Thursday, October 24, 2019

Student loans and home deductions - we need to do better

Lots of other news has been coming out of DC these days, so you may have missed where the top operating officer at the Office of Federal Student Aid called for hundreds of billions of dollars of student loan debt to be written off.

A. Wayne Johnson made the statement was a Republican appointed by Education Secretary Betsy DeVos, and said the current system is “fundamentally broken” with large amounts of defaults and financially hamstrung graduates.
Indeed, five years into repayment, half of student loan borrowers haven’t paid even $1 toward their debt’s principal, according to the Education Department’s own data. And 40% of student loan borrowers could default by 2023, according to an analysis by the Brookings Institution.

“We run through the process of putting this debt burden on somebody … but it rides on their credit files — it rides on their back — for decades,” Johnson, who wrote his dissertation at Mercer University on student debt, told the Journal.

“The time has come for us to end and stop the insanity,” he added.

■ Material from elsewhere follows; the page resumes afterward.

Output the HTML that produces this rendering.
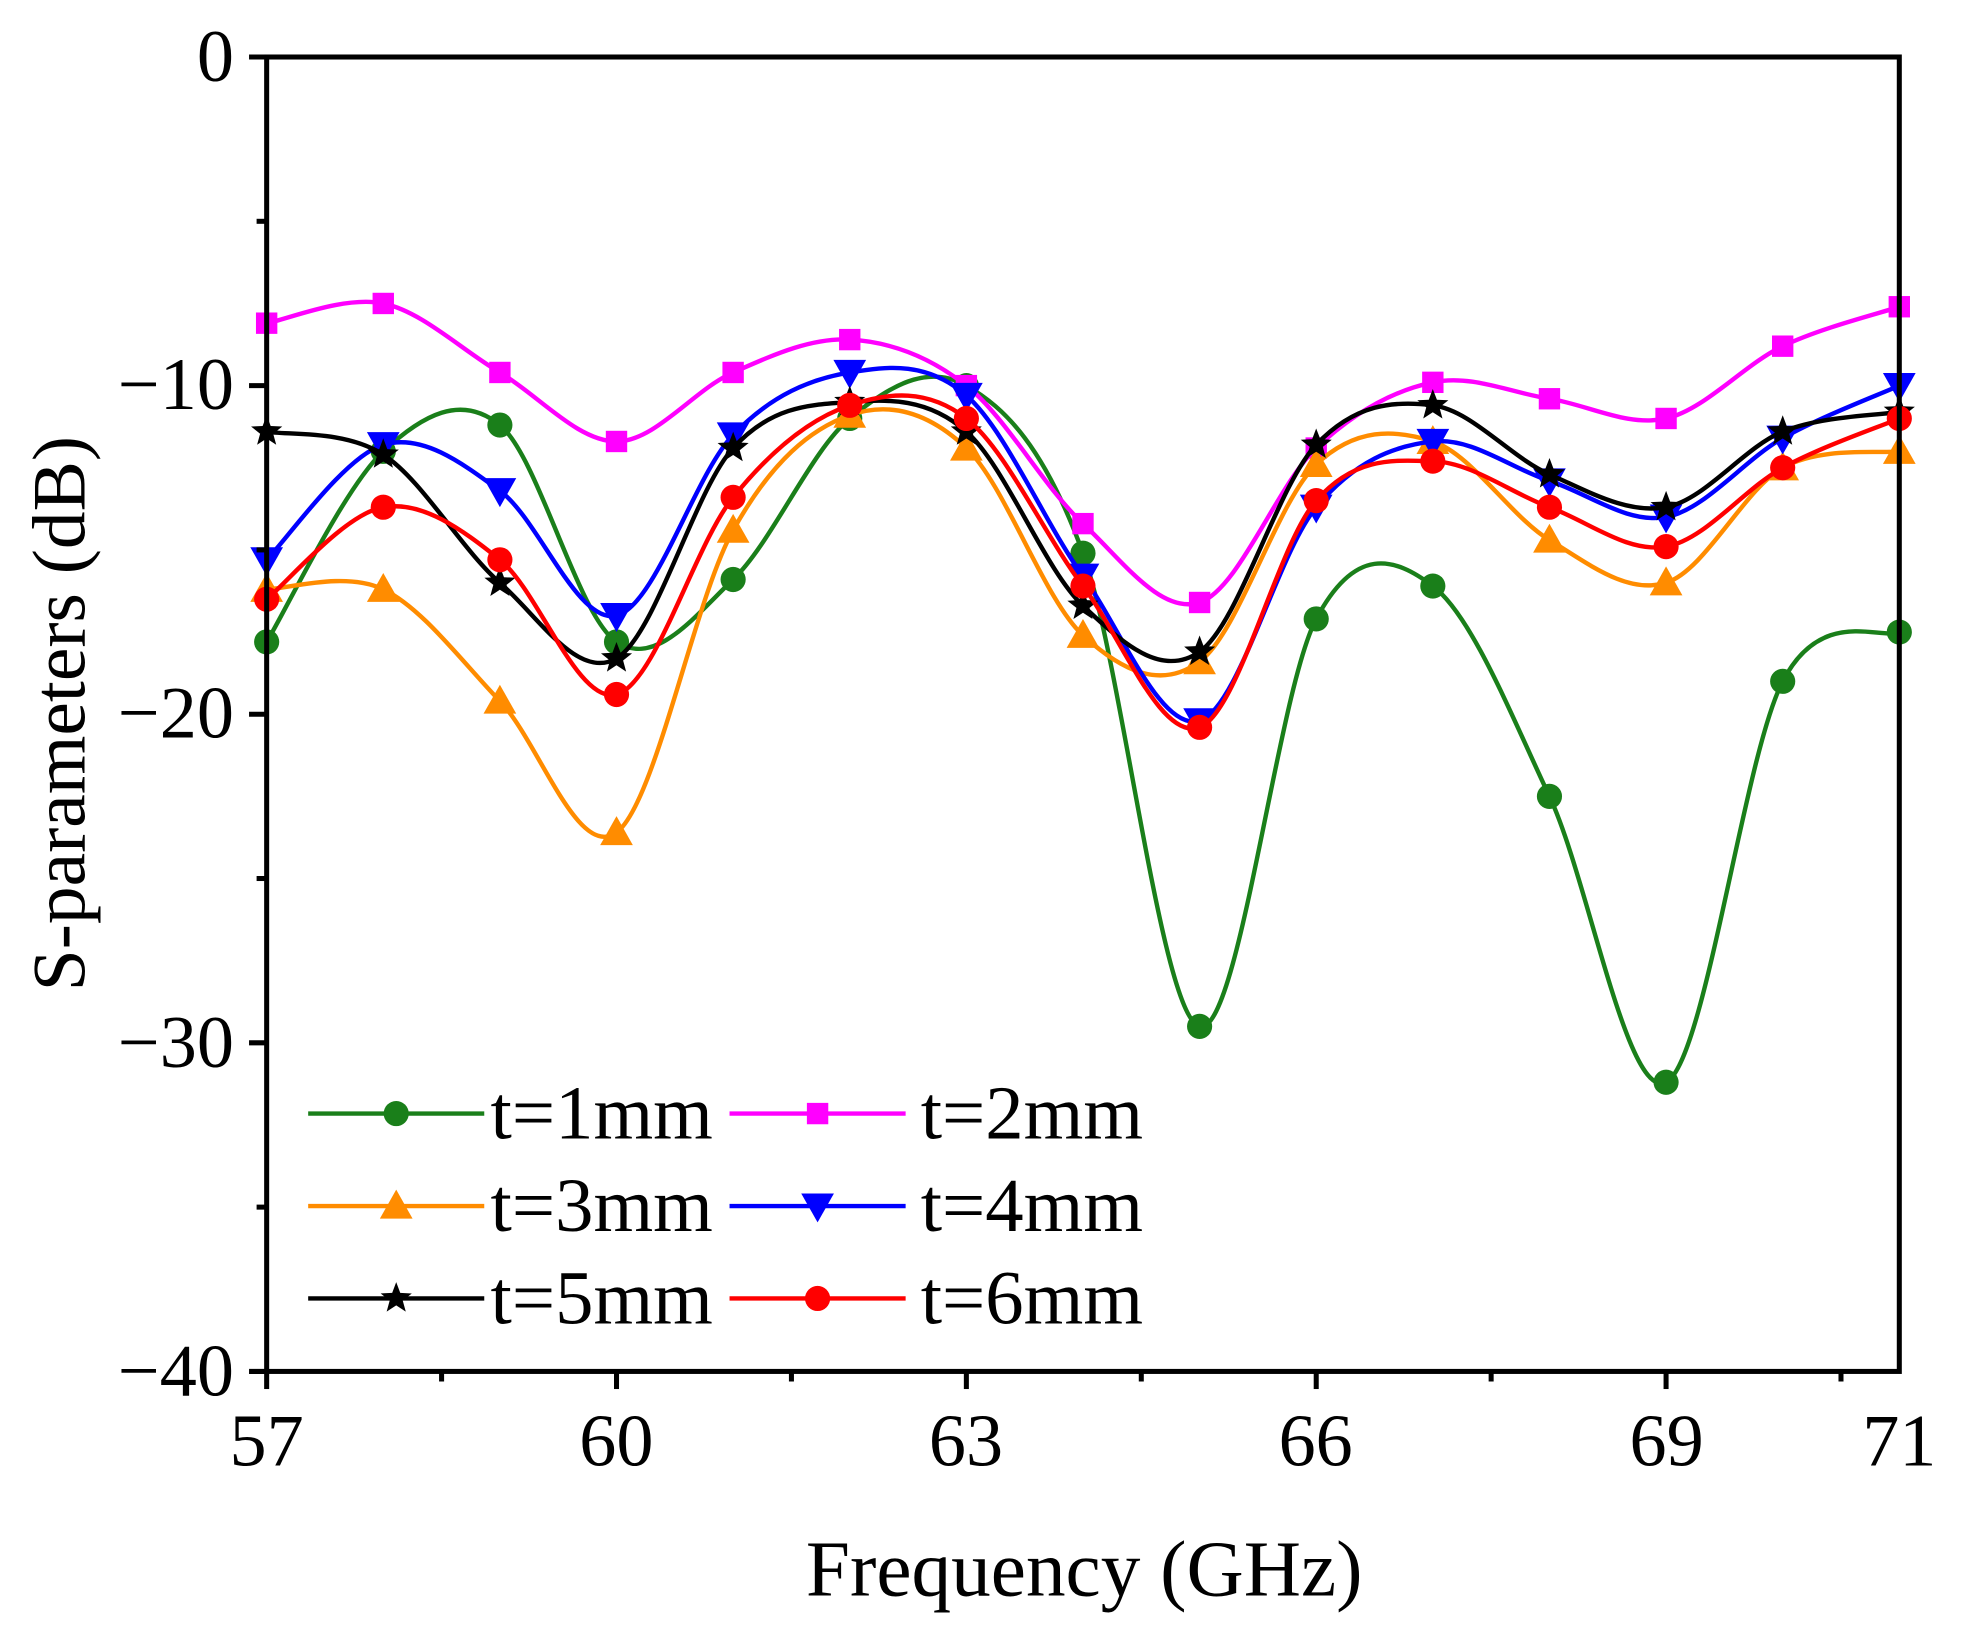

Johnson proposes forgiving $50,000 in student debt for all borrowers, about $925 billion, according to the newspaper. For people who’ve already repaid their debt, he suggests offering them a $50,000 tax credit. The plan would be paid for with a 1% tax on corporate earnings.

At the same time, Johnson announced he’d be running for an open Senate seat in Georgia.
And a “1% tax on corporate earnings” would be a mere fraction of what corporations got as part of the GOP Tax Scam that was passed in late 2017. Just sayin'.

This graphic from CNBC gives you an idea about student loan debt has kept climbing in the last 15 years. And notice how people over 40 especially have had larger amounts of debt in recent years.


A smaller plan would write off less debt, but would also potentially have big benefits, given the large number of people with relatively small debt loads but are still paying (or not able to pay).
Cancelling $10,000 of every federal student-loan borrower’s debt would wipe out the federal student loans for about 40% of borrowers who aren’t in a grace period or aren’t in school, according to an analysis from the Center for Responsible Lending, a consumer advocacy group.

The $10,000 benefit would also totally cancel the federal student-loan debt of 61% of the more than 7 million borrowers who are in default on their loans, the analysis shows.

Even borrowers with some debt remaining would receive a relatively significant benefit, according to CRL. Borrowers in repayment with debt levels in the third quintile would see their balance drop by 80%, borrowers in the fourth quintile would have 42% of their debt cancelled and borrowers with the highest debt levels would see 17% wiped away.
In addition, a 1990s tax provision intended to help students that have taken on loans now seems to be backfiring. The IRS notes that student loan interest deduction can get someone to write off up to $2,500 in income, IF they are below certain income thresholds.
For 2018, the amount of your student loan interest deduction is gradually reduced (phased out) if your MAGI [Modified Adjusted Gross Income] is between $65,000 and $80,000 ($135,000 and $165,000 if you file a joint return). You can’t claim the deduction if your MAGI is $80,000 or more ($165,000 or more if you file a joint return).
Here’s the Catch-22 – if you got a good-paying job after taking out a loan to get more schooling (a gap that has grown significantly in the last 20 years), you may well not get that deduction. This comes straight from last week’s release from the Bureau of Labor Statistics.

Median annual income (using weekly wage) by education, US
Bachelor’s Degree $66,612
Advanced Degree $81,068

75th percentile
Bachelor’s Degree $98,800
Advanced Degree $119,964

You can see the median person with a Master’s is already above the limit for writing off the student loan interest, and a person with a Bachelor’s that’s in the middle of the upper half for income also gets nothing.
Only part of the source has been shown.